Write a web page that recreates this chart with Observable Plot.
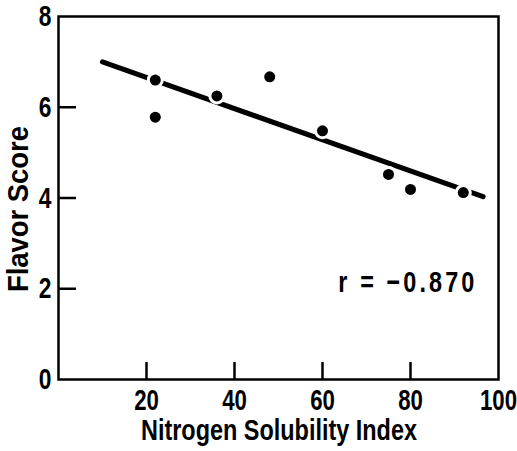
<!DOCTYPE html>
<html>
<head>
<meta charset="utf-8">
<script src="https://cdn.jsdelivr.net/npm/d3@7"></script>
<script src="https://cdn.jsdelivr.net/npm/@observablehq/plot@0.6"></script>
<style>
  html, body { margin: 0; padding: 0; background: #fff; }
  #chart { width: 517px; height: 451px; }
</style>
</head>
<body>
<div id="chart"></div>
<script>
// Data
const nsi = [22, 22, 36, 48, 60, 75, 80, 92];
const flavor = [6.60, 5.78, 6.25, 6.67, 5.48, 4.52, 4.19, 4.12];
// Regression line endpoints
const fitX = [10, 96.5];
const fitY = [7.0, 4.03];
// Annotation
const rLabel = ["r = \u22120.870"];
const rPos = { x: 63.6, y: 2.14 };
// Ticks
const xTicks = [20, 40, 60, 80];
const xTickLabels = [20, 40, 60, 80, 100];
const yTicks = [2, 4, 6];
const yTickLabels = [0, 2, 4, 6, 8];
const xLabel = "Nitrogen Solubility Index";
const yLabel = "Flavor Score";

const points = nsi.map((x, i) => ({ x, y: flavor[i] }));
const fit = fitX.map((x, i) => ({ x, y: fitY[i] }));

const font = "'Liberation Sans', Arial, sans-serif";

const chart = Plot.plot({
  width: 517,
  height: 451,
  marginLeft: 58,
  marginRight: 19,
  marginTop: 16,
  marginBottom: 72,
  style: { fontFamily: font, fontWeight: "bold", fontSize: "30px", color: "#000", background: "#fff" },
  x: { domain: [0, 100] },
  y: { domain: [0, 8] },
  marks: [
    Plot.axisX(xTicks, { tickSize: -17, strokeWidth: 2.5, text: null, label: null }),
    Plot.axisX(xTickLabels, { tickSize: 0, tickPadding: 9, fontSize: 30, label: null, className: "condx" }),
    Plot.axisY(yTicks, { tickSize: -18, strokeWidth: 2.5, text: null, label: null }),
    Plot.axisY(yTickLabels, { tickSize: 0, tickPadding: 7, fontSize: 30, label: null, className: "condy" }),
    Plot.frame({ stroke: "#000", strokeWidth: 2.5 }),
    Plot.line(fit, { x: "x", y: "y", stroke: "#000", strokeWidth: 5 }),
    Plot.dot(points, { x: "x", y: "y", r: 8.5, fill: "#fff" }),
    Plot.dot(points, { x: "x", y: "y", r: 5.5, fill: "#000" }),
    Plot.text(rLabel, { x: () => rPos.x, y: () => rPos.y, text: d => d, textAnchor: "start", fontSize: 30, fill: "#000", className: "rlab" })
  ]
});

const svg = d3.select(chart);

// Condense labels horizontally (narrow bold face, like the original)
function inClass(el, cls) {
  let n = el;
  while (n && n !== chart) {
    const c = n.getAttribute && n.getAttribute("class");
    if (c && c.split(/\s+/).some(s => s.startsWith(cls))) return true;
    n = n.parentNode;
  }
  return false;
}
function condense(cls, sx, ls) {
  svg.selectAll("text").filter(function () { return inClass(this, cls); }).each(function () {
    const t = d3.select(this);
    const tr = t.attr("transform") || "";
    t.attr("transform", tr + ` scale(${sx},1)`);
    if (ls) t.attr("letter-spacing", ls);
  });
}
condense("condx", 0.74, null);
condense("condy", 0.76, null);
condense("rlab", 0.78, "4px");

// Axis titles as real text
svg.append("text")
  .attr("x", 279).attr("y", 440)
  .attr("text-anchor", "middle")
  .attr("font-size", 29)
  .attr("textLength", 276)
  .attr("lengthAdjust", "spacingAndGlyphs")
  .attr("fill", "#000")
  .text(xLabel);
svg.append("text")
  .attr("transform", "translate(28,209) rotate(-90)")
  .attr("text-anchor", "middle")
  .attr("font-size", 29)
  .attr("textLength", 166)
  .attr("lengthAdjust", "spacingAndGlyphs")
  .attr("fill", "#000")
  .text(yLabel);

document.getElementById("chart").appendChild(chart);
</script>
</body>
</html>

• • •

### REQUIREMENTS
What is needed is an exact reproduction of the data, pictures excluded.

### SOLUTION FOR THIS PROBLEM
Write a web page that recreates this chart with Observable Plot.
<!DOCTYPE html>
<html>
<head>
<meta charset="utf-8">
<script src="https://cdn.jsdelivr.net/npm/d3@7"></script>
<script src="https://cdn.jsdelivr.net/npm/@observablehq/plot@0.6"></script>
<style>
  html, body { margin: 0; padding: 0; background: #fff; }
  #chart { width: 517px; height: 451px; }
</style>
</head>
<body>
<div id="chart"></div>
<script>
// Data
const nsi = [22, 22, 36, 48, 60, 75, 80, 92];
const flavor = [6.60, 5.78, 6.25, 6.67, 5.48, 4.52, 4.19, 4.12];
// Regression line endpoints
const fitX = [10, 96.5];
const fitY = [7.0, 4.03];
// Annotation
const rLabel = ["r = \u22120.870"];
const rPos = { x: 63.6, y: 2.14 };
// Ticks
const xTicks = [20, 40, 60, 80];
const xTickLabels = [20, 40, 60, 80, 100];
const yTicks = [2, 4, 6];
const yTickLabels = [0, 2, 4, 6, 8];
const xLabel = "Nitrogen Solubility Index";
const yLabel = "Flavor Score";

const points = nsi.map((x, i) => ({ x, y: flavor[i] }));
const fit = fitX.map((x, i) => ({ x, y: fitY[i] }));

const font = "'Liberation Sans', Arial, sans-serif";

const chart = Plot.plot({
  width: 517,
  height: 451,
  marginLeft: 58,
  marginRight: 19,
  marginTop: 16,
  marginBottom: 72,
  style: { fontFamily: font, fontWeight: "bold", fontSize: "30px", color: "#000", background: "#fff" },
  x: { domain: [0, 100] },
  y: { domain: [0, 8] },
  marks: [
    Plot.axisX(xTicks, { tickSize: -17, strokeWidth: 2.5, text: null, label: null }),
    Plot.axisX(xTickLabels, { tickSize: 0, tickPadding: 9, fontSize: 30, label: null, className: "condx" }),
    Plot.axisY(yTicks, { tickSize: -18, strokeWidth: 2.5, text: null, label: null }),
    Plot.axisY(yTickLabels, { tickSize: 0, tickPadding: 7, fontSize: 30, label: null, className: "condy" }),
    Plot.frame({ stroke: "#000", strokeWidth: 2.5 }),
    Plot.line(fit, { x: "x", y: "y", stroke: "#000", strokeWidth: 5 }),
    Plot.dot(points, { x: "x", y: "y", r: 8.5, fill: "#fff" }),
    Plot.dot(points, { x: "x", y: "y", r: 5.5, fill: "#000" }),
    Plot.text(rLabel, { x: () => rPos.x, y: () => rPos.y, text: d => d, textAnchor: "start", fontSize: 30, fill: "#000", className: "rlab" })
  ]
});

const svg = d3.select(chart);

// Condense labels horizontally (narrow bold face, like the original)
function inClass(el, cls) {
  let n = el;
  while (n && n !== chart) {
    const c = n.getAttribute && n.getAttribute("class");
    if (c && c.split(/\s+/).some(s => s.startsWith(cls))) return true;
    n = n.parentNode;
  }
  return false;
}
function condense(cls, sx, ls) {
  svg.selectAll("text").filter(function () { return inClass(this, cls); }).each(function () {
    const t = d3.select(this);
    const tr = t.attr("transform") || "";
    t.attr("transform", tr + ` scale(${sx},1)`);
    if (ls) t.attr("letter-spacing", ls);
  });
}
condense("condx", 0.74, null);
condense("condy", 0.76, null);
condense("rlab", 0.78, "4px");

// Axis titles as real text
svg.append("text")
  .attr("x", 279).attr("y", 440)
  .attr("text-anchor", "middle")
  .attr("font-size", 29)
  .attr("textLength", 276)
  .attr("lengthAdjust", "spacingAndGlyphs")
  .attr("fill", "#000")
  .text(xLabel);
svg.append("text")
  .attr("transform", "translate(28,209) rotate(-90)")
  .attr("text-anchor", "middle")
  .attr("font-size", 29)
  .attr("textLength", 166)
  .attr("lengthAdjust", "spacingAndGlyphs")
  .attr("fill", "#000")
  .text(yLabel);

document.getElementById("chart").appendChild(chart);
</script>
</body>
</html>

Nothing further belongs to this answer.